Often overlooked but one of the most crucial factors to optimizing game performance and avoiding arm injuries is string tension. Understanding how it can impact a game can help upgrade your skills and boost your winning potential. Let’s uncover Roger Federer’s racquet string tension and learn from the world’s best.
Irrespective of tensions, Federer’s racquets are often strung with 1.25mm Luxilon ALU Rough in the cross strings and with 1.30mm Wilson (Babolat) Natural Gut in the mains.
During the Chicago Laver Cup in 2018, he strung his mains at 27kgs (59.5lbs) and his crosses at 25.5kgs (56.2lbs).
Players tend to change their string tension as they see fit, depending on the playing conditions. They might take the tension up or down a couple of pounds.
Any changes made to the string tension will be influenced by surface, temperature, altitude, and the opponent. 
How About the Mains & Crosses?
Federer prefers his tennis string to be relatively consistent and stable. His mains are strung tighter to create a more consistent feel across the string bed. He always strings his main strings one and a half kilogram greater than his cross strings. This setup is believed to create a more powerful sweet spot in the middle of the racquet.
He often uses seven or eight racquets strung at different tensions in a five-set match. He tends to go tighter as the game progresses.
Stringing the crosses at a lower tension increases the sweet spot of the racquet. If you use a softer string like a natural gut in a hybrid string setup with a stiffer string, the former needs to be strung at a higher tension. Learn how to string a tennis racquet here.

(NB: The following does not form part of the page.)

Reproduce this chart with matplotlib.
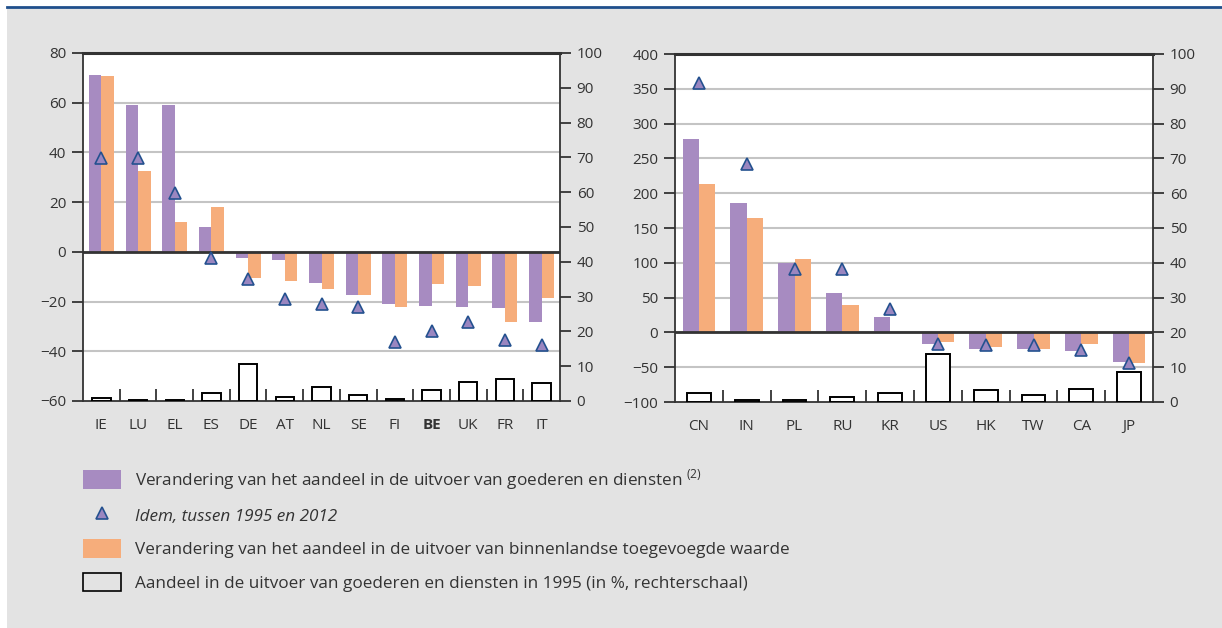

Such configuration helps to approximate a similar level of stiffness compared to elastic strings in the crosses and therefore creates a more consistent feel across the string bed.
Federer's String Tensions Over The Years
Federer has switched to a new 97 square inch racquet from the long-term 90 square inch racquet.
He strung at around 22 to 23 kilograms with the smaller head size, while with the larger head size, he strung up at 26 to 27 kilograms.
The tension change was due to the increase in the size of the racquet head. The string’s stiffness when tensioned is directly proportional to the length of the string.
He had to amp up the tension on the bigger racquet to maintain a consistent feel and power.
Federer & Priority 1
Priority 1 is quite reputable and consistent in its services. Hence, Federer is a loyal client. He often obtains services from Ron Yu, who brings stringing machines that are accurately calibrated for every tournament they join. This ensures that Federer gets the same feel on his racquet no matter where and who his opponent is.
Amazingly, Yu tries to be consistent with the time duration when the racquets come off the machine to when Federer is scheduled to play throughout the tournament. He does this because the stringbed changes tension depending on how long the racquet stays idle around before the play.
The string tension that professionals use ranges between 40-65 lbs. Generally, racquets should be strung as low as possible while still exerting power and maintaining control of the ball. At the start of the play, it’s suggested to string at 23kgs to 27kgs to avoid injuries.
Tennis strings begin to lose tension as soon as they come out of the stringing machine. The amount of tension loss depends on the type of string. Strings can lose around 10% of their tension after 24 hours of stringing, and this progresses as you play with the racquet.
Revealed: Federer's Racquet String Tension
While learning the techniques of a pro doesn’t necessarily make you an instant pro yourself, it’s enlightening to know that it’s not all about prowess or luck that wins a game but also choosing the proper equipment configurations.
Racquet string tension is a matter of personal preference, but it helps players gain more power and control and minimizes the risk of injuries. Roger Federer is a highly-acclaimed professional tennis player who has stereotypical tension string preferences.
He prefers his strings to be consistent and uses a particular tension that draws out his best shots and techniques in the game.